Crude Posts Biggest Weekly Loss Since April Amid Pipeline Restarts

by Ship & Bunker News Team
Friday December 9, 2022

The daily losses for crude on Friday were small, but the commodity posted its biggest weekly loss since April as pipeline restarts eased supply worries and enabled traders to refocus on demand concerns.

Additionally, crude is heading towards its first back-to-back quarterly decline since mid-2019, in response to inflation fears and as central banks around the world tighten monetary policy in a bid to avoid full blown recession.

West Texas Intermediate fell 44 cents to close at $71.02 per barrel, while Brent dipped 5 cents to $76.10 per barrel after falling as much as 1.4 percent.

According to people familiar with the matter, TC Energy Corp. on Saturday will restart a portion of the Keystone Pipeline, which closed in the previous session following a 14,000-barrel crude spill; also, Shell restored normal operations to a 20-inch segment of the Zydeco crude system (it had been running at reduced rates since November).

Rebecca Babin, a senior energy trader at CIBC Private Wealth Management, said, "Crude can't find a bid as Keystone looks to come back online in short order; for now, every headline is being seen through a bearish lens and buyers are not motivated get involved until they see demand signals improving."

Indeed, oil rallied earlier in the session by about 1 percent when Russian president Vladimir Putin said he might cut oil production in response to the price cap imposed against the former Soviet Union by the European Union and Group of Seven nations for invading Ukraine.

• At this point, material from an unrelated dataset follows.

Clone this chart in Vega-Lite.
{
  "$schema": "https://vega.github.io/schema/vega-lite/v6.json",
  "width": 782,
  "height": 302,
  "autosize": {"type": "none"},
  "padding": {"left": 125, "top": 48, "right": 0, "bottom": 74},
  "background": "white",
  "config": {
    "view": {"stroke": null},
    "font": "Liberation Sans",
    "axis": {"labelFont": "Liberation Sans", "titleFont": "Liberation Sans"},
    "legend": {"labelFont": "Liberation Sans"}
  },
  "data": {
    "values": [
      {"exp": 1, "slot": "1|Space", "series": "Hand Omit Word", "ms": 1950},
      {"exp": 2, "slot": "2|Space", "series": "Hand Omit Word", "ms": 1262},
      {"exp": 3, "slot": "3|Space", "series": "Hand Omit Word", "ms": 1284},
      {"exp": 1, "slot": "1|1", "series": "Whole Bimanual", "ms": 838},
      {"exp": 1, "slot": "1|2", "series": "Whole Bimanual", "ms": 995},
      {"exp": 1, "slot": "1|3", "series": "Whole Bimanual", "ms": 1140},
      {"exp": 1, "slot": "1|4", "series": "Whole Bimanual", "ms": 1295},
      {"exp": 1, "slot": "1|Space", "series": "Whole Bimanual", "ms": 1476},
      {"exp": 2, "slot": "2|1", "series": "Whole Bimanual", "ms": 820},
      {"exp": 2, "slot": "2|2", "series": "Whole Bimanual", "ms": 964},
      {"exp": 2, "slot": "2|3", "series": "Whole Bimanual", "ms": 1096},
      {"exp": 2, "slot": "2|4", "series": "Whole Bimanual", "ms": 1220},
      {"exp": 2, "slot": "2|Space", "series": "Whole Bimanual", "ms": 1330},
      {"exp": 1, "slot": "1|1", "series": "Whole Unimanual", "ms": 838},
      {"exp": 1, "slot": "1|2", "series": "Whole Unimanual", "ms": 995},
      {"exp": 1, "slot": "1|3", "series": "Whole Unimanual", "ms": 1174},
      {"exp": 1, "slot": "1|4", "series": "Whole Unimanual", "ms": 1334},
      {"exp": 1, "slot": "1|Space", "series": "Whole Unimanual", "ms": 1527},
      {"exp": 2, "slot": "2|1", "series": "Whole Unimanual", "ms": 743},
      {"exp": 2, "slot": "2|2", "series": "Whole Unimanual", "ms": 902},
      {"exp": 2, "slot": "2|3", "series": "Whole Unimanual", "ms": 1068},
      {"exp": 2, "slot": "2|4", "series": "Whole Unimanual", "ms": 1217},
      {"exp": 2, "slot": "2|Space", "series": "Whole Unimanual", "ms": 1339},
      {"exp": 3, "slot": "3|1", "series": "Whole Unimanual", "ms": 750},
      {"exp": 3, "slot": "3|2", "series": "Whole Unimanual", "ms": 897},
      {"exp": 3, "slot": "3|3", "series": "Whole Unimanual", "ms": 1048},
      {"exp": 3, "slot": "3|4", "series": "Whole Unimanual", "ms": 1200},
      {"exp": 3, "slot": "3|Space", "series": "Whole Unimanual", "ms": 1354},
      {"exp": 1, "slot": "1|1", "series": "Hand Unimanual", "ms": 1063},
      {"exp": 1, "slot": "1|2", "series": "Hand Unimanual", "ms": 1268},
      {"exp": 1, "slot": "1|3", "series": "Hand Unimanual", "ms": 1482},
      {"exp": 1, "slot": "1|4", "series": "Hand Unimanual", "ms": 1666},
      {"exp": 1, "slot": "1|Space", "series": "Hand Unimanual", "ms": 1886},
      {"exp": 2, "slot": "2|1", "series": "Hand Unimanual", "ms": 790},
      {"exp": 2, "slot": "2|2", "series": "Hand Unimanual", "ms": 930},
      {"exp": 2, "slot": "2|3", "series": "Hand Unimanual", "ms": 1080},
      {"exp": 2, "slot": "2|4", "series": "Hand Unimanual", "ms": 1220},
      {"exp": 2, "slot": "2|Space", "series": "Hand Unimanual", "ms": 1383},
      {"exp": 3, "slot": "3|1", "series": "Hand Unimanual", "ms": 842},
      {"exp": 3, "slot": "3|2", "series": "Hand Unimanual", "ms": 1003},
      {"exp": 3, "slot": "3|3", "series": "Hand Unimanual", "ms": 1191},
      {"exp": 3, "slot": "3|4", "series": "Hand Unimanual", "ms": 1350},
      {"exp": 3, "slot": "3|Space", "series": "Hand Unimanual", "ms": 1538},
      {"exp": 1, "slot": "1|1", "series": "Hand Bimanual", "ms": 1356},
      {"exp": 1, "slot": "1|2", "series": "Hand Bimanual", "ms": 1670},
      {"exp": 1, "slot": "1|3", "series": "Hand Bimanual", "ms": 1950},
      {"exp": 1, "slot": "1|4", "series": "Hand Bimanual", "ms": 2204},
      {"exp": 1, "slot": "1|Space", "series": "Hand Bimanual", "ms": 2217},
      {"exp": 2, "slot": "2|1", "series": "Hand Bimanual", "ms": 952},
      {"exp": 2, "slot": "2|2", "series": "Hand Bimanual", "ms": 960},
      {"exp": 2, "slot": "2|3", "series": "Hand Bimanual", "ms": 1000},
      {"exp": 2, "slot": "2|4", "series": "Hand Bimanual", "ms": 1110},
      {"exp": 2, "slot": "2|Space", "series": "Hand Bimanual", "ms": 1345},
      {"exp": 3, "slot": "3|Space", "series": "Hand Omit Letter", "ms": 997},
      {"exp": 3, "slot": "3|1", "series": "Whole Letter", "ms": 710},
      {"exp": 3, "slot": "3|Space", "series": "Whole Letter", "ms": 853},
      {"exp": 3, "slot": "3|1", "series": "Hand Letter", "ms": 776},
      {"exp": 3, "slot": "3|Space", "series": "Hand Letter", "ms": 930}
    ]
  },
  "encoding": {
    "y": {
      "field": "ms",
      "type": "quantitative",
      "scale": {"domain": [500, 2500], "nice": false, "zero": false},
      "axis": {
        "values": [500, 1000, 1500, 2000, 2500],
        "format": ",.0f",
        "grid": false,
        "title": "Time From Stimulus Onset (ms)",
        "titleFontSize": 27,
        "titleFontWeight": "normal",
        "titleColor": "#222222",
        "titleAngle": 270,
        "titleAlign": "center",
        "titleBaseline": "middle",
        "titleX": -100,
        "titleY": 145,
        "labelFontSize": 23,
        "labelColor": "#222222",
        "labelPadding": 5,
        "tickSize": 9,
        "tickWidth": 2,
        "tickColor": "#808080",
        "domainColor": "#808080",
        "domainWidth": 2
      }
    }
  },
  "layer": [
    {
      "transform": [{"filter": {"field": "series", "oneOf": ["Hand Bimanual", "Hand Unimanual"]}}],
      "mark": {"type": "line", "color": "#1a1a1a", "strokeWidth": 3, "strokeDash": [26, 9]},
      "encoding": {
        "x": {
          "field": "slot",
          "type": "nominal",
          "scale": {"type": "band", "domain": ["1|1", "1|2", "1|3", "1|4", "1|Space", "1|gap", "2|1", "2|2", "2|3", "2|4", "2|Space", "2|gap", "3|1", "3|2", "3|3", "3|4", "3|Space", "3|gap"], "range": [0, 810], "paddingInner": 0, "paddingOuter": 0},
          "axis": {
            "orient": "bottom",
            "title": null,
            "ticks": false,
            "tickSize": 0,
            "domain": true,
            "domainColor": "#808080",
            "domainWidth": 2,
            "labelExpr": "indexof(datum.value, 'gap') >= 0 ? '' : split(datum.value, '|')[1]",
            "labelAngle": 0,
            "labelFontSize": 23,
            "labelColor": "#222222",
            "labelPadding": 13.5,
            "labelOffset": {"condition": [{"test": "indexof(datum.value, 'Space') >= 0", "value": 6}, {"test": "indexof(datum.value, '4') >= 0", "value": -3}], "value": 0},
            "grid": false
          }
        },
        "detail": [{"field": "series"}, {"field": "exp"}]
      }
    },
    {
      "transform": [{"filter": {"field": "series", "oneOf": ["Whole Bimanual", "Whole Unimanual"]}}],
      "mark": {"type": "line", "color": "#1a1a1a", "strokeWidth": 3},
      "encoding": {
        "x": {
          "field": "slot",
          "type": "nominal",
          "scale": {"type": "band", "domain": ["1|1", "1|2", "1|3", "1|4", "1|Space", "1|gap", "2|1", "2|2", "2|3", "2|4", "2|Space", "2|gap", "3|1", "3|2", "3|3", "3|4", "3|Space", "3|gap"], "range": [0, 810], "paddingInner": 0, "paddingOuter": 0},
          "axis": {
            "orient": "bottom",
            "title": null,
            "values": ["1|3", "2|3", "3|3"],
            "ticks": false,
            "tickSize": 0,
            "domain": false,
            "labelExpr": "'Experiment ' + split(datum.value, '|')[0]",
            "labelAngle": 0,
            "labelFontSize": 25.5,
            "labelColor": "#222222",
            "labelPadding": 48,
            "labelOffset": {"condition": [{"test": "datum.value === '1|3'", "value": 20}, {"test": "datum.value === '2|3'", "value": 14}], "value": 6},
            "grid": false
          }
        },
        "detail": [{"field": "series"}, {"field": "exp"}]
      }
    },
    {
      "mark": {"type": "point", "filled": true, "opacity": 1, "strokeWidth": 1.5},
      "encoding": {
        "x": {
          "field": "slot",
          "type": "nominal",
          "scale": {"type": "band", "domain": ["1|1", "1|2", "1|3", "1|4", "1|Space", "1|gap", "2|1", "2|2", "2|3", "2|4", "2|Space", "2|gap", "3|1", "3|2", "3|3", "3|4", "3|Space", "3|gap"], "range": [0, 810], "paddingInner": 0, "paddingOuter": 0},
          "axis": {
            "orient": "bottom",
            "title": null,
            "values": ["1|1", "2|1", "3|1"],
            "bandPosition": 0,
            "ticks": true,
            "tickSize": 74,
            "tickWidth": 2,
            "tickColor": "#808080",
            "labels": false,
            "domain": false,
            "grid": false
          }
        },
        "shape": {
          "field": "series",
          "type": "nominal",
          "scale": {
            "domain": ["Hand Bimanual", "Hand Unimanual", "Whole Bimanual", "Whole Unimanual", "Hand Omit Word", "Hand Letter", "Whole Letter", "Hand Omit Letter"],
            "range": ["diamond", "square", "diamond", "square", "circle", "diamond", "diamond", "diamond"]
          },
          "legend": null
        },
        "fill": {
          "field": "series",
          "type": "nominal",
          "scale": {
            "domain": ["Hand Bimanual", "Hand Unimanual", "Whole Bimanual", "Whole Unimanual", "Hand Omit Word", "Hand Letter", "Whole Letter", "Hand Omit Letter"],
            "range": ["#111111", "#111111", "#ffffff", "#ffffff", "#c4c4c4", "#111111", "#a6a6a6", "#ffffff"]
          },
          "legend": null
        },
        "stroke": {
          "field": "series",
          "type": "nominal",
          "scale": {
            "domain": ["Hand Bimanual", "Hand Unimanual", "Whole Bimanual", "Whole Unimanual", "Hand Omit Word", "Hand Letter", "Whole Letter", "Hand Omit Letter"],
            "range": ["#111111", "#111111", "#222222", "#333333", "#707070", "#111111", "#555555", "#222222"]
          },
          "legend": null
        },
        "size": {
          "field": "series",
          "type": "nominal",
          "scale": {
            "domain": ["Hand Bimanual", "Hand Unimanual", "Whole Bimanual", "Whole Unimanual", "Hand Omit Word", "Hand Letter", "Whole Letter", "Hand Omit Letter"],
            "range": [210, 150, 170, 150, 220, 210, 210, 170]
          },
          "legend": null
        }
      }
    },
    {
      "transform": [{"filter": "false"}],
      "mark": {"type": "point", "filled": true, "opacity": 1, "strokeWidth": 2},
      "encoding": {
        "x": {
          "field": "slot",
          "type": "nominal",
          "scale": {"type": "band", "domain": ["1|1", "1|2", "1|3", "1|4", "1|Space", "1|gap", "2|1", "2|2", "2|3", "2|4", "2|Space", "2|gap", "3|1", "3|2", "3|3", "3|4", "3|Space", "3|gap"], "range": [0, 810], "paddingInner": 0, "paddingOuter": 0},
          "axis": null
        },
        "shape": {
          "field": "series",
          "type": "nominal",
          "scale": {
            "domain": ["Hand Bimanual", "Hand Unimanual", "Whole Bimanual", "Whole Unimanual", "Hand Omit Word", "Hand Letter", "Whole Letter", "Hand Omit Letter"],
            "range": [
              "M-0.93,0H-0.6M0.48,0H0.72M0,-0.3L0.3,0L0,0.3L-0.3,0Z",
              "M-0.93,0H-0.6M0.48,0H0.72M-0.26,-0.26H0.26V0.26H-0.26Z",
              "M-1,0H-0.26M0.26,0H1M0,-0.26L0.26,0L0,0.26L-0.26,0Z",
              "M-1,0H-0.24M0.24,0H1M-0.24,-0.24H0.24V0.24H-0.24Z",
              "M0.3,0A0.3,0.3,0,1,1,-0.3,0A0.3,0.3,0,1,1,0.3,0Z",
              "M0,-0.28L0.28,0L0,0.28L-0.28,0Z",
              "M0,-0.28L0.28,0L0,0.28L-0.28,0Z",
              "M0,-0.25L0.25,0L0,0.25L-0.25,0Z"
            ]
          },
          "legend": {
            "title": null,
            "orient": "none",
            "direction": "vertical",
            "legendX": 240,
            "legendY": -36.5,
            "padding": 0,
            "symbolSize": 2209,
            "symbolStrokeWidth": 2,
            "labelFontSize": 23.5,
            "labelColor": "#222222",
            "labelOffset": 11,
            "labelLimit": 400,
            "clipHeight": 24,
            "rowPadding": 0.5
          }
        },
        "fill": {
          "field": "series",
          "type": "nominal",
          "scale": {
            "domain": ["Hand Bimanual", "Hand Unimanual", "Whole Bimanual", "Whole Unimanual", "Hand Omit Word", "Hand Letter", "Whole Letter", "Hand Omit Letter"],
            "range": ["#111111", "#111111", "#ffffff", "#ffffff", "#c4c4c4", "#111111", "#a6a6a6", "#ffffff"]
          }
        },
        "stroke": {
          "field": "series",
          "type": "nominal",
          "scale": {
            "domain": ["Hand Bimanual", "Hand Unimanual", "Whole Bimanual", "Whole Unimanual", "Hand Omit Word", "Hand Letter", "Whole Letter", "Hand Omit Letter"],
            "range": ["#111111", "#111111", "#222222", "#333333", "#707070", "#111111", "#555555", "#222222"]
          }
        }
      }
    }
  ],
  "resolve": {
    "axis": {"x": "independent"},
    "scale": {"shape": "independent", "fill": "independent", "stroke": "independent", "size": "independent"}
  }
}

He remarked,  "I'm not saying now that this is a decision, but if necessary we'll think about possible production cuts; I have already said that we simply won't sell oil to those countries" that participate in a price cap.

However, the rally in response to Putin's words was short lived as a slightly higher-than-expected rise in U.S. producer prices in November and news of the partial Keystone restart undid the gains.

In fact, the disclosure that the U.S. producer prices index (PPI) rose slightly more than expected amid a jump in services costs caused analysts to worry that the increase will inspire the Federal Reserve to increase rate hikes – and make a recession all the more possible.